Task statement >>
Leave out all pictures and give back precisely the lines from the line with "What seaborn and" to the line with "from matplotlib.ticker import", including those two lines.

Provided records >>
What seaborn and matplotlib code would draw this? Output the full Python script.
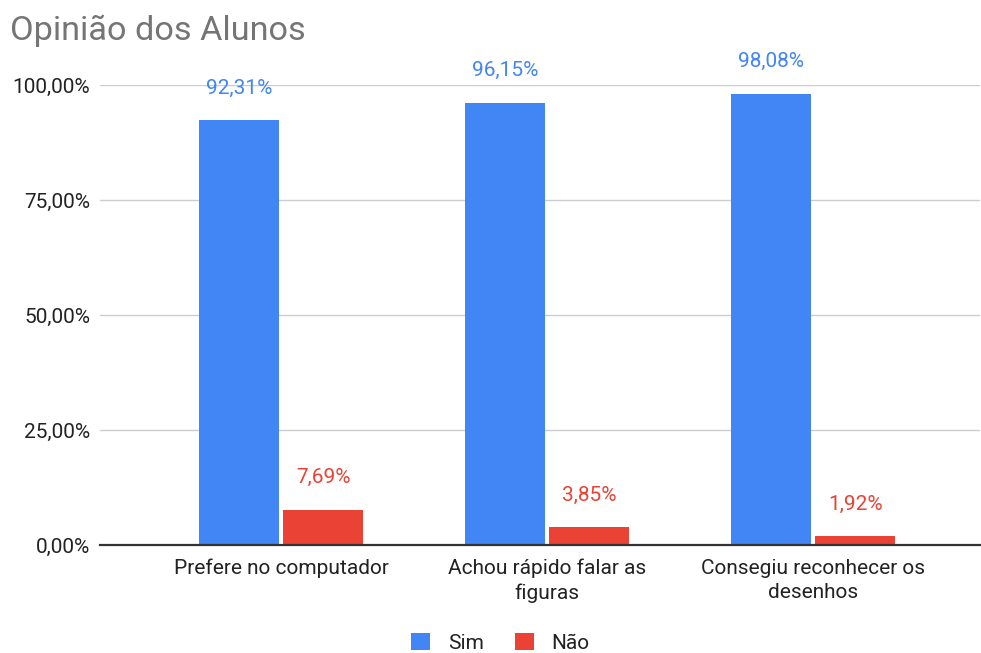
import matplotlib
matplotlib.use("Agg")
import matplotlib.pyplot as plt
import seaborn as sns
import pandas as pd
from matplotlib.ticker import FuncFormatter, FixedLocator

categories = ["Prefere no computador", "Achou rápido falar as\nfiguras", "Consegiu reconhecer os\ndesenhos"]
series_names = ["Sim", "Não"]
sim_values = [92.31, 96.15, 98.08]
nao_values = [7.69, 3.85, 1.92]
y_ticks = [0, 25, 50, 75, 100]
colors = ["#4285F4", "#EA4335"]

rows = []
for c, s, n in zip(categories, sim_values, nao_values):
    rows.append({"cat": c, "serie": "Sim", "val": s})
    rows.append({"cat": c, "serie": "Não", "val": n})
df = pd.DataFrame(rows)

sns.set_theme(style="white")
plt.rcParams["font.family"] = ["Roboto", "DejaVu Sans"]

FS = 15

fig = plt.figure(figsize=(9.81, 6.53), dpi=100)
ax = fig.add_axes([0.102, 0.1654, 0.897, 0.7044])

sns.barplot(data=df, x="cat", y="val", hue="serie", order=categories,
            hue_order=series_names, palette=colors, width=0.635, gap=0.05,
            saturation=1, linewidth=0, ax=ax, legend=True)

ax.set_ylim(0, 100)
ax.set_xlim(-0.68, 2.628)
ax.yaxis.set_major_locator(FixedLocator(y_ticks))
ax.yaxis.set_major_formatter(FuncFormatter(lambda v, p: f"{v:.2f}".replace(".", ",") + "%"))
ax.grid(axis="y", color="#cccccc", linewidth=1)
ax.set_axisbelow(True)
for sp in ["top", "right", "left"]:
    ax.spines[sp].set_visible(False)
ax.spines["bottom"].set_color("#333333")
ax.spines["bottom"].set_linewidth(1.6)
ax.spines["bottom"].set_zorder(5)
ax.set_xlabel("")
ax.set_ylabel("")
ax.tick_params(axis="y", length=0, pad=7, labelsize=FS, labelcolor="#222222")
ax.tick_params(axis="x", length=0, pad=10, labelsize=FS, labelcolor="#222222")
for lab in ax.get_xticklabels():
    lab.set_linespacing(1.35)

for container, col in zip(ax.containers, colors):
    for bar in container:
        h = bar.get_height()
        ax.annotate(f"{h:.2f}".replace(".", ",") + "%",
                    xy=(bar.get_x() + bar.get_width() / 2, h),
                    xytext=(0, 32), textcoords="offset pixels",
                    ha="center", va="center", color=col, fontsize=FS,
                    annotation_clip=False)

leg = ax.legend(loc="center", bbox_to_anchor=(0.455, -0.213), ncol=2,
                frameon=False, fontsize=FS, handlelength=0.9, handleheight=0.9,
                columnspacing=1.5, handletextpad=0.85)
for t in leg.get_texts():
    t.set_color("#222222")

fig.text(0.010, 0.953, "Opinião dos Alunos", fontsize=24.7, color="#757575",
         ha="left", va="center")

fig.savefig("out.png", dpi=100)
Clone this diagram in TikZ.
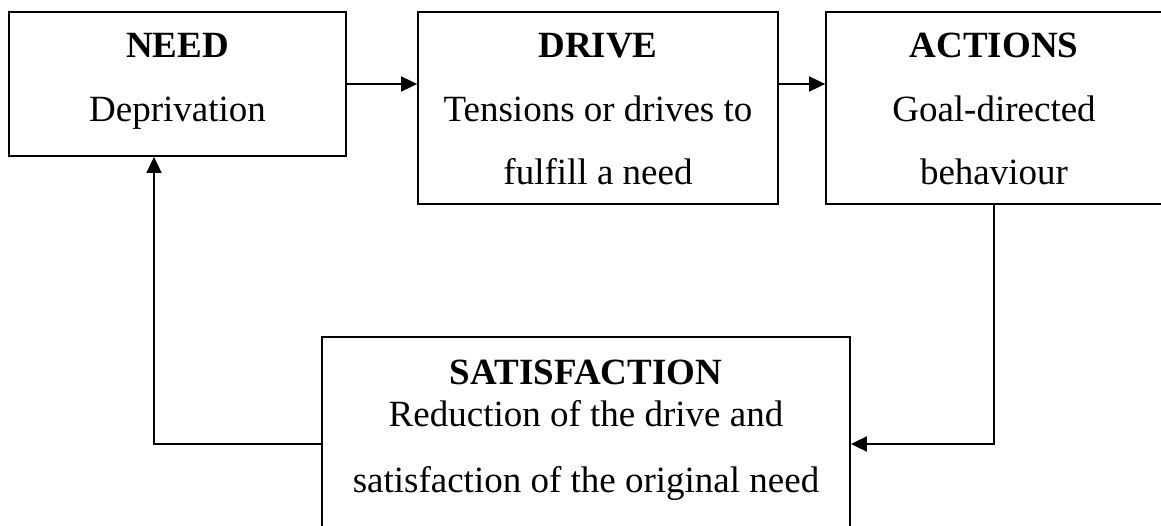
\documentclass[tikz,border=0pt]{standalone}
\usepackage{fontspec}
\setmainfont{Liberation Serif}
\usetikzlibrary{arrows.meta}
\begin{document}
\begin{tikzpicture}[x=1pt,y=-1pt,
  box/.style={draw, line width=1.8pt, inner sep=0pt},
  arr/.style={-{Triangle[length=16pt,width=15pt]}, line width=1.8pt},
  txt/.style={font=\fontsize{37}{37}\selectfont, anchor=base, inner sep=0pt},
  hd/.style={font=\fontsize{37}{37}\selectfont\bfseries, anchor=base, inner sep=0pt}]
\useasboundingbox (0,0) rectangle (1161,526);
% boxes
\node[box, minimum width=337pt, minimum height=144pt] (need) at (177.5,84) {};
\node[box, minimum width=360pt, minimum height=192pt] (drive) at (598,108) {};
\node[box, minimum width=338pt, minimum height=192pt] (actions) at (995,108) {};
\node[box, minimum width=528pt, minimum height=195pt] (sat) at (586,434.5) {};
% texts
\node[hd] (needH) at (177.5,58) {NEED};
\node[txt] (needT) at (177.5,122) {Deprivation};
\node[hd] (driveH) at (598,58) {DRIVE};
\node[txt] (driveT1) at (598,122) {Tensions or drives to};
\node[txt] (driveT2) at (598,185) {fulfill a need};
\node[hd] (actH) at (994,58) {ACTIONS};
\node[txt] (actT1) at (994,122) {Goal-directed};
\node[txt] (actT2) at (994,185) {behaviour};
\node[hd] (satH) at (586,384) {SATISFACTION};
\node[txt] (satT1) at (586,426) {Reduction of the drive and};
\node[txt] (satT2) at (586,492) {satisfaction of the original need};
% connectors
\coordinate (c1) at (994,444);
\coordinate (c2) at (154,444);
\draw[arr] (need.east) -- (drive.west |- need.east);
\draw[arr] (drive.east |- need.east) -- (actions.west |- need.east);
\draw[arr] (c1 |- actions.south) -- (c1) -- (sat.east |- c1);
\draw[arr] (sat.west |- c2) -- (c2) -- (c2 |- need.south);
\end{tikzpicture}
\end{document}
...
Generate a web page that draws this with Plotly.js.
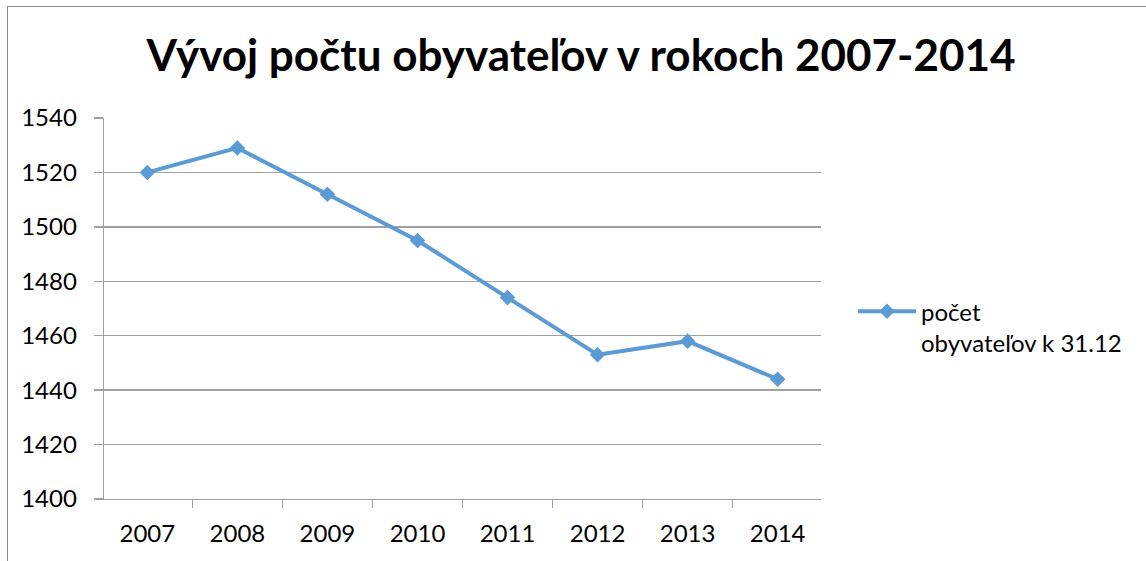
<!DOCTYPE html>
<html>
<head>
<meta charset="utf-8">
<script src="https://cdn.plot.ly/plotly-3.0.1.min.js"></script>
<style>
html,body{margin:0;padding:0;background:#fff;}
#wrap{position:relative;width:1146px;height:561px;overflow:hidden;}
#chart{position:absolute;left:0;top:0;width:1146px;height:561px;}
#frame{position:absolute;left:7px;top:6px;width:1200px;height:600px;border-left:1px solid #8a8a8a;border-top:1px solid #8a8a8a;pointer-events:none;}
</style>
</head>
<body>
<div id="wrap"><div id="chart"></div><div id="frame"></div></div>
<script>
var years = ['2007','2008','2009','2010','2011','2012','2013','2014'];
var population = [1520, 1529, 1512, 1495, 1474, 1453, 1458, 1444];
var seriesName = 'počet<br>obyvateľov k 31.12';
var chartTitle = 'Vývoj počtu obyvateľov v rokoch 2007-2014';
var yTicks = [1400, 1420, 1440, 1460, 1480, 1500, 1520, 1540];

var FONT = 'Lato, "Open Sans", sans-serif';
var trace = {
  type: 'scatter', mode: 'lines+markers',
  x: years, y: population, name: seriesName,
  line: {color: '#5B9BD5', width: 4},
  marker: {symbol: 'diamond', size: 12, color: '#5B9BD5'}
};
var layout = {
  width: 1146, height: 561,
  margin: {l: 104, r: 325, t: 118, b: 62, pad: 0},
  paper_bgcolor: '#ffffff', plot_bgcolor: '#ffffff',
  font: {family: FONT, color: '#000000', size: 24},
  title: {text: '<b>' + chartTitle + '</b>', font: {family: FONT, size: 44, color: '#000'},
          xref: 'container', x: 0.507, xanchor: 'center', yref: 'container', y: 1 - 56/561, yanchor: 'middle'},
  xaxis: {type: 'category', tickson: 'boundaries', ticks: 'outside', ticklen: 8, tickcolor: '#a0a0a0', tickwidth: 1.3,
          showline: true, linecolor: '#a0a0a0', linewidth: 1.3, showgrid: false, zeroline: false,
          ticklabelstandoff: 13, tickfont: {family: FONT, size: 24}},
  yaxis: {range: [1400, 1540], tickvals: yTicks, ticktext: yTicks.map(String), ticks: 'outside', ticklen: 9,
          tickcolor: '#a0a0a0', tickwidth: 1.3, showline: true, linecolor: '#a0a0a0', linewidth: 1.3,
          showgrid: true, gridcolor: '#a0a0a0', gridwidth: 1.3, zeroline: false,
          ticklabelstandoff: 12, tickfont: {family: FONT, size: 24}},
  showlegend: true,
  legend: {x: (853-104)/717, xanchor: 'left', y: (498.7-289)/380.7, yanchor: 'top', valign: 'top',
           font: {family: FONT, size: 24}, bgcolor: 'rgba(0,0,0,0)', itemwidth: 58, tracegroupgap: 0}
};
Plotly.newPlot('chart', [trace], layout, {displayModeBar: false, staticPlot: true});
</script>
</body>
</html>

Answer >>
What seaborn and matplotlib code would draw this? Output the full Python script.
import matplotlib
matplotlib.use("Agg")
import matplotlib.pyplot as plt
import seaborn as sns
import pandas as pd
from matplotlib.ticker import FuncFormatter, FixedLocator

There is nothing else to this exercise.